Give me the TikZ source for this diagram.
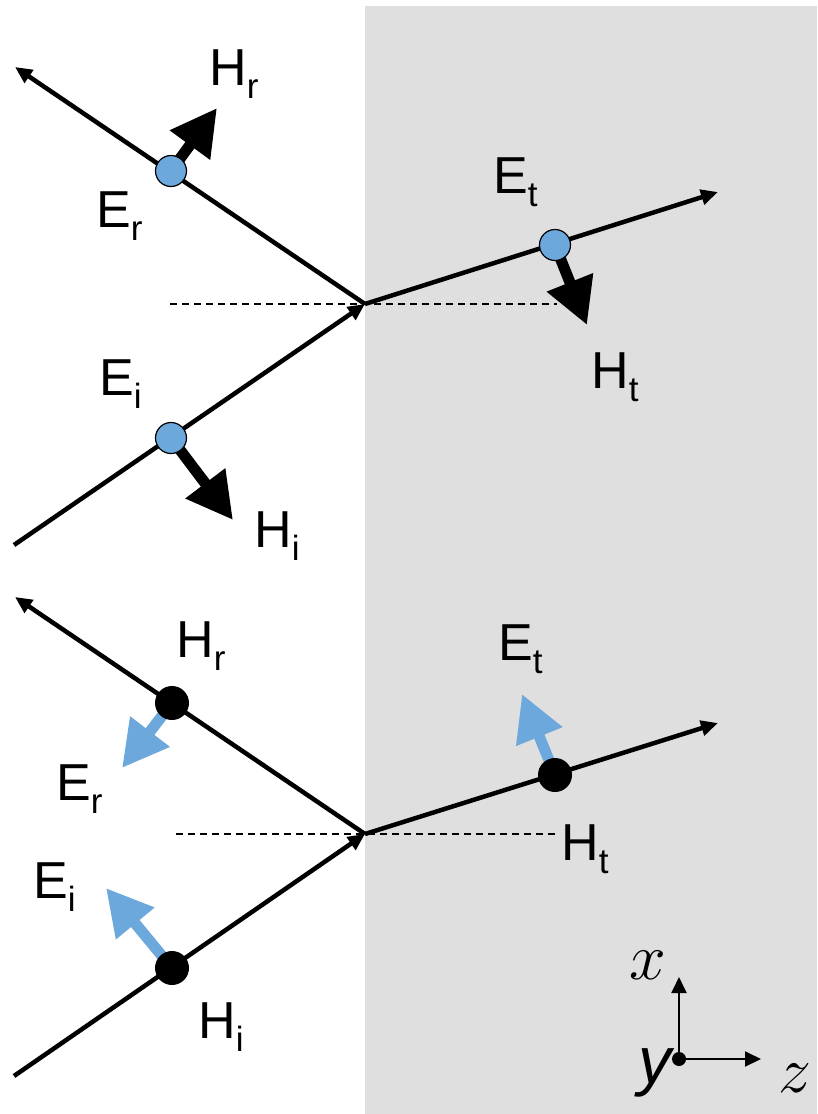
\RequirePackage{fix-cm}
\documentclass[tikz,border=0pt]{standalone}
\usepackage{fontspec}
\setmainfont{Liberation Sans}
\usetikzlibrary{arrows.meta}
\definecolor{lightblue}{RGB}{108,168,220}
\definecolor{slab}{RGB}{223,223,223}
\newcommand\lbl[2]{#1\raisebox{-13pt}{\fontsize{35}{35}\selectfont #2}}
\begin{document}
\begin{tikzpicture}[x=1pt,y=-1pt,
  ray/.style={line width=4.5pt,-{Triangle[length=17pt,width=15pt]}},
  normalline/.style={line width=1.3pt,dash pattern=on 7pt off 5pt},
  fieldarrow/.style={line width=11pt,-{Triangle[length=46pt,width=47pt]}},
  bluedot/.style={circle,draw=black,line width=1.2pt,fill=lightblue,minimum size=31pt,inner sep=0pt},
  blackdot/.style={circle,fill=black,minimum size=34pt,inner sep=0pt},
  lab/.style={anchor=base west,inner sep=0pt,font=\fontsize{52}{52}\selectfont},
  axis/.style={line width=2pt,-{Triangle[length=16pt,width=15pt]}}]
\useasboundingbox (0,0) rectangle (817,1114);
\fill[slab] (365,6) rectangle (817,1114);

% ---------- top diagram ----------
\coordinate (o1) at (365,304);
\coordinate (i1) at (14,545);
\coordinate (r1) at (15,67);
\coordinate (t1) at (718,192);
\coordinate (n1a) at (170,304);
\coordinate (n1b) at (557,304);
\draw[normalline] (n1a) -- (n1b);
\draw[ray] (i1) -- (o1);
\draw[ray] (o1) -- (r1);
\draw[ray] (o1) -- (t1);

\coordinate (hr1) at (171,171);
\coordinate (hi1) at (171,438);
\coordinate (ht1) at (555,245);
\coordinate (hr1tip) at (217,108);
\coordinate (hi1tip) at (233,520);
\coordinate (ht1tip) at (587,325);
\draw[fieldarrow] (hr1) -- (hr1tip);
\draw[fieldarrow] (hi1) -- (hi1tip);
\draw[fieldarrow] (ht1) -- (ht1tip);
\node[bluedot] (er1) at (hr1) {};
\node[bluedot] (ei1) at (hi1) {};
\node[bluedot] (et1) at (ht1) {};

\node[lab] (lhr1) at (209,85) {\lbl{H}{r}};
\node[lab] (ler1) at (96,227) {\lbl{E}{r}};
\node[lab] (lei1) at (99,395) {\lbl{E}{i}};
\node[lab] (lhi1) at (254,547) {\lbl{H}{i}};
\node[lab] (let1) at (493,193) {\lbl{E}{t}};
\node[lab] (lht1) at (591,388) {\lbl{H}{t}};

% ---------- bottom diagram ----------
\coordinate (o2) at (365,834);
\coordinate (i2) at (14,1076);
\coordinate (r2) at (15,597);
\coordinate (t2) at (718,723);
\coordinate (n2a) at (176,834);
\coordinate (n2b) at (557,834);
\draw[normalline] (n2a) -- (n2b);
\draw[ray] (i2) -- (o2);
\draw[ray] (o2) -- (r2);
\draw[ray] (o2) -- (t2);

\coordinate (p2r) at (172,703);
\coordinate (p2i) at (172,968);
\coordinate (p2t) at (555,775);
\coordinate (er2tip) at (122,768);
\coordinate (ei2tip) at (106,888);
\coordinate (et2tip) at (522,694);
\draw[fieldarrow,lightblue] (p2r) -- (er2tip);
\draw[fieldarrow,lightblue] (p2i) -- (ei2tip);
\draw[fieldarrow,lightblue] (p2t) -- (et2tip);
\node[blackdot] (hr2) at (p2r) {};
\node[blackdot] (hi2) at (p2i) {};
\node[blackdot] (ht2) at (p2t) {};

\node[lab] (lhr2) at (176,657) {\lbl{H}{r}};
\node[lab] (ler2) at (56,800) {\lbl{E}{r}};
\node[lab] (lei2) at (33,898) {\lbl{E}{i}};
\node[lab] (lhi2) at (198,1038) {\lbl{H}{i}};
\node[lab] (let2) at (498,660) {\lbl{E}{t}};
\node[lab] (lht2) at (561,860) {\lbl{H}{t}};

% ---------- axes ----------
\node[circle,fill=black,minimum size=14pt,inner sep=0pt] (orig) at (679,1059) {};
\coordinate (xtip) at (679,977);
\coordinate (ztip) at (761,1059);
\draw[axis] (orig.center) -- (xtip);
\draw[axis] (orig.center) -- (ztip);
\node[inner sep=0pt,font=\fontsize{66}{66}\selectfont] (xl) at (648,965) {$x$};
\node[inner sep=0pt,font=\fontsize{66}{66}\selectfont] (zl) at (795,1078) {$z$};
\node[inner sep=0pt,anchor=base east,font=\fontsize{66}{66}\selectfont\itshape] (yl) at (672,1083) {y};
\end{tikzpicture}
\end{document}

..........

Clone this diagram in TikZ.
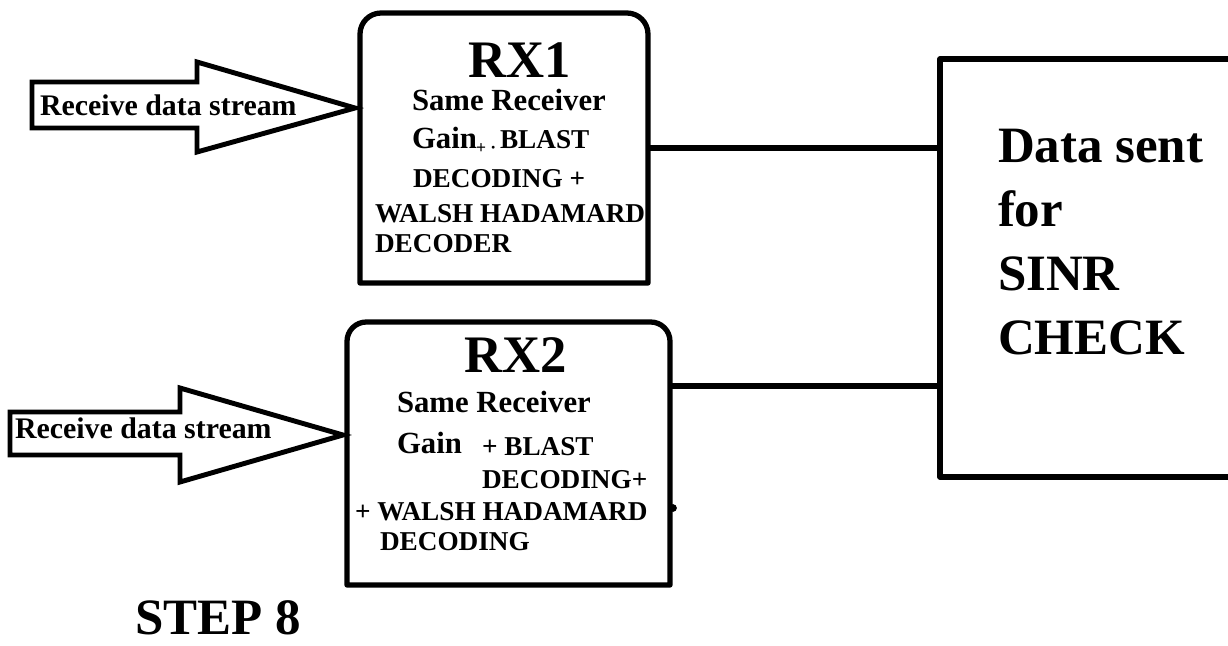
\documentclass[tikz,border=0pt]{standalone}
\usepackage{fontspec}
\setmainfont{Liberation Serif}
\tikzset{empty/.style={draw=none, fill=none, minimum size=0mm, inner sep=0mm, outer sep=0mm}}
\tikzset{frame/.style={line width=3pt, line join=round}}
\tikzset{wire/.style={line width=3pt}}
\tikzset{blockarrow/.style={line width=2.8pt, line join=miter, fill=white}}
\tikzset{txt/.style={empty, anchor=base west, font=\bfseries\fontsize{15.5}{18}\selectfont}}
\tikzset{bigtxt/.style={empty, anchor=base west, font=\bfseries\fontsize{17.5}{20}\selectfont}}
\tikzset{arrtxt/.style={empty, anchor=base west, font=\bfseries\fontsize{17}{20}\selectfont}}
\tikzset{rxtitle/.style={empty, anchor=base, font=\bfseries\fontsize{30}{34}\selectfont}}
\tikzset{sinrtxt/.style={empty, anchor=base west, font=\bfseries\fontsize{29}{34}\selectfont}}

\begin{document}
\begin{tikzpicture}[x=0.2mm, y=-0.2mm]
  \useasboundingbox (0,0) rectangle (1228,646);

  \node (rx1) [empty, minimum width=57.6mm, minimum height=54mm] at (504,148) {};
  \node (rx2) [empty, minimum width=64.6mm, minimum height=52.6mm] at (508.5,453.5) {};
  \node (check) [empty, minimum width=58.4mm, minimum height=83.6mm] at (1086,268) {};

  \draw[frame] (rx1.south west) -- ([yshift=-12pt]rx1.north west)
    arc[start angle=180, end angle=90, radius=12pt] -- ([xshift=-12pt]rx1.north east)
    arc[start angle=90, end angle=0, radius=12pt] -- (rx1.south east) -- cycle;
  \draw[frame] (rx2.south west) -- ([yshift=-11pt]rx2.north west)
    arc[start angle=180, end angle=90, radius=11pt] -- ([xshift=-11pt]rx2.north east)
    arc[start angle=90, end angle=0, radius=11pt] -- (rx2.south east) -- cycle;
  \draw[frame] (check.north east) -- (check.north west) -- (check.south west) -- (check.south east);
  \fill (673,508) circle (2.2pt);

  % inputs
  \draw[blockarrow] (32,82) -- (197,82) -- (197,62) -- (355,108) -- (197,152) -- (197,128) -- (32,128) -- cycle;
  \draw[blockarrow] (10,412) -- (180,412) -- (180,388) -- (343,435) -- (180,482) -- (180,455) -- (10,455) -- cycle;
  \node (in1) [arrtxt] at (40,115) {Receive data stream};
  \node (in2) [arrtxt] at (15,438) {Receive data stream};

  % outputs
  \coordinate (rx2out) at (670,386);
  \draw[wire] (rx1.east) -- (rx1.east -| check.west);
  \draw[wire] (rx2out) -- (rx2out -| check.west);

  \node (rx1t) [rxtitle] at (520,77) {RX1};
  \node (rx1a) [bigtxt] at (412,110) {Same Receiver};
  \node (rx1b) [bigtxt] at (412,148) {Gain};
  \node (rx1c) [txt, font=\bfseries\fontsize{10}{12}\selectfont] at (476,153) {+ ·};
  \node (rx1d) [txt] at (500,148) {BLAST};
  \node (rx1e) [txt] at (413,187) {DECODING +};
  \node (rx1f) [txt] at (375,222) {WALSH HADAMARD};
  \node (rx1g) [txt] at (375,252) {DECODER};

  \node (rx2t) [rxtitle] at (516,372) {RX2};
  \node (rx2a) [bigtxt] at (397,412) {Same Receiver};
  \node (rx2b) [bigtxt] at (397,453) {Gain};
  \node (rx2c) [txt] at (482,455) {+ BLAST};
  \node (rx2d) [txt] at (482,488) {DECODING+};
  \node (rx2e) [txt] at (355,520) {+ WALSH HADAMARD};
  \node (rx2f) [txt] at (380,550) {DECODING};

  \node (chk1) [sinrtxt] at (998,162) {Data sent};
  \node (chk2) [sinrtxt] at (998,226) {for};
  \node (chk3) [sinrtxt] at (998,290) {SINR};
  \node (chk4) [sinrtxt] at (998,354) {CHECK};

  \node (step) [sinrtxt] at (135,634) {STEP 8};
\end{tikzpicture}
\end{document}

..........

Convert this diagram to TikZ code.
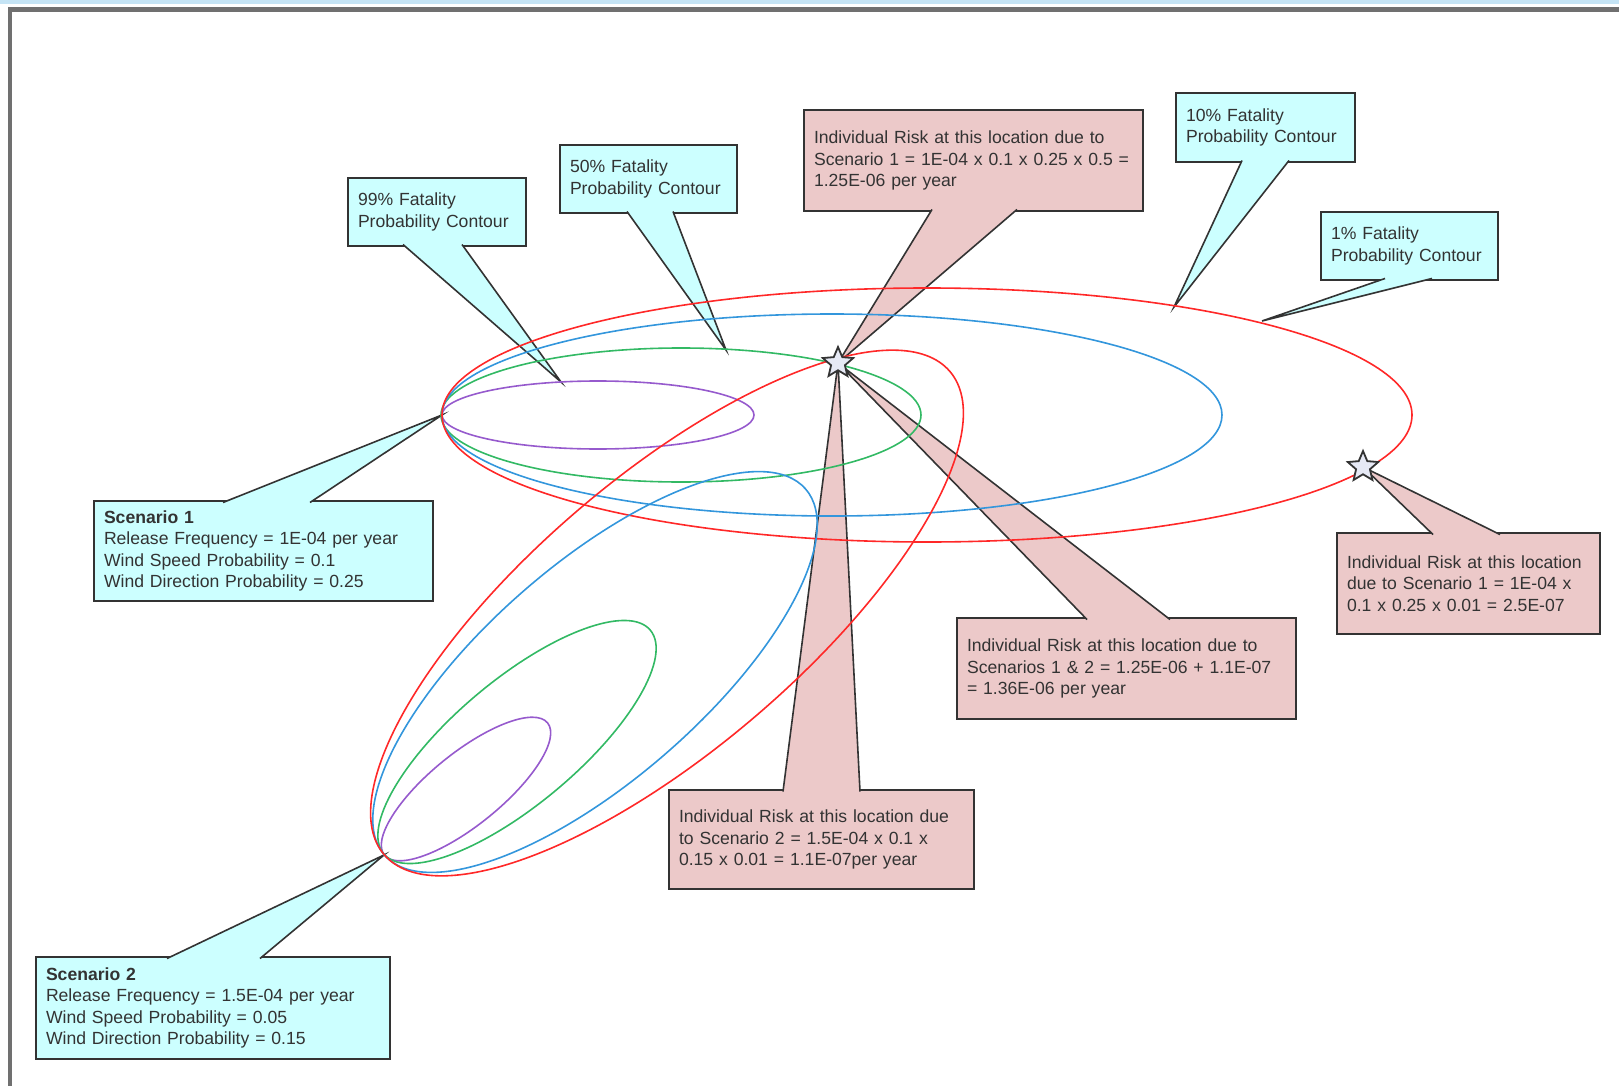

..........

_TASK STATEMENT_. What's needed is an exact copy of the lines above from the one with "Give me the TikZ source for this diagram." through the one with "(lht1) at (591,388)", both included; the pictures stay out.

_ANSWER TO THE PROBLEM_.
Give me the TikZ source for this diagram.
\RequirePackage{fix-cm}
\documentclass[tikz,border=0pt]{standalone}
\usepackage{fontspec}
\setmainfont{Liberation Sans}
\usetikzlibrary{arrows.meta}
\definecolor{lightblue}{RGB}{108,168,220}
\definecolor{slab}{RGB}{223,223,223}
\newcommand\lbl[2]{#1\raisebox{-13pt}{\fontsize{35}{35}\selectfont #2}}
\begin{document}
\begin{tikzpicture}[x=1pt,y=-1pt,
  ray/.style={line width=4.5pt,-{Triangle[length=17pt,width=15pt]}},
  normalline/.style={line width=1.3pt,dash pattern=on 7pt off 5pt},
  fieldarrow/.style={line width=11pt,-{Triangle[length=46pt,width=47pt]}},
  bluedot/.style={circle,draw=black,line width=1.2pt,fill=lightblue,minimum size=31pt,inner sep=0pt},
  blackdot/.style={circle,fill=black,minimum size=34pt,inner sep=0pt},
  lab/.style={anchor=base west,inner sep=0pt,font=\fontsize{52}{52}\selectfont},
  axis/.style={line width=2pt,-{Triangle[length=16pt,width=15pt]}}]
\useasboundingbox (0,0) rectangle (817,1114);
\fill[slab] (365,6) rectangle (817,1114);

% ---------- top diagram ----------
\coordinate (o1) at (365,304);
\coordinate (i1) at (14,545);
\coordinate (r1) at (15,67);
\coordinate (t1) at (718,192);
\coordinate (n1a) at (170,304);
\coordinate (n1b) at (557,304);
\draw[normalline] (n1a) -- (n1b);
\draw[ray] (i1) -- (o1);
\draw[ray] (o1) -- (r1);
\draw[ray] (o1) -- (t1);

\coordinate (hr1) at (171,171);
\coordinate (hi1) at (171,438);
\coordinate (ht1) at (555,245);
\coordinate (hr1tip) at (217,108);
\coordinate (hi1tip) at (233,520);
\coordinate (ht1tip) at (587,325);
\draw[fieldarrow] (hr1) -- (hr1tip);
\draw[fieldarrow] (hi1) -- (hi1tip);
\draw[fieldarrow] (ht1) -- (ht1tip);
\node[bluedot] (er1) at (hr1) {};
\node[bluedot] (ei1) at (hi1) {};
\node[bluedot] (et1) at (ht1) {};

\node[lab] (lhr1) at (209,85) {\lbl{H}{r}};
\node[lab] (ler1) at (96,227) {\lbl{E}{r}};
\node[lab] (lei1) at (99,395) {\lbl{E}{i}};
\node[lab] (lhi1) at (254,547) {\lbl{H}{i}};
\node[lab] (let1) at (493,193) {\lbl{E}{t}};
\node[lab] (lht1) at (591,388) {\lbl{H}{t}};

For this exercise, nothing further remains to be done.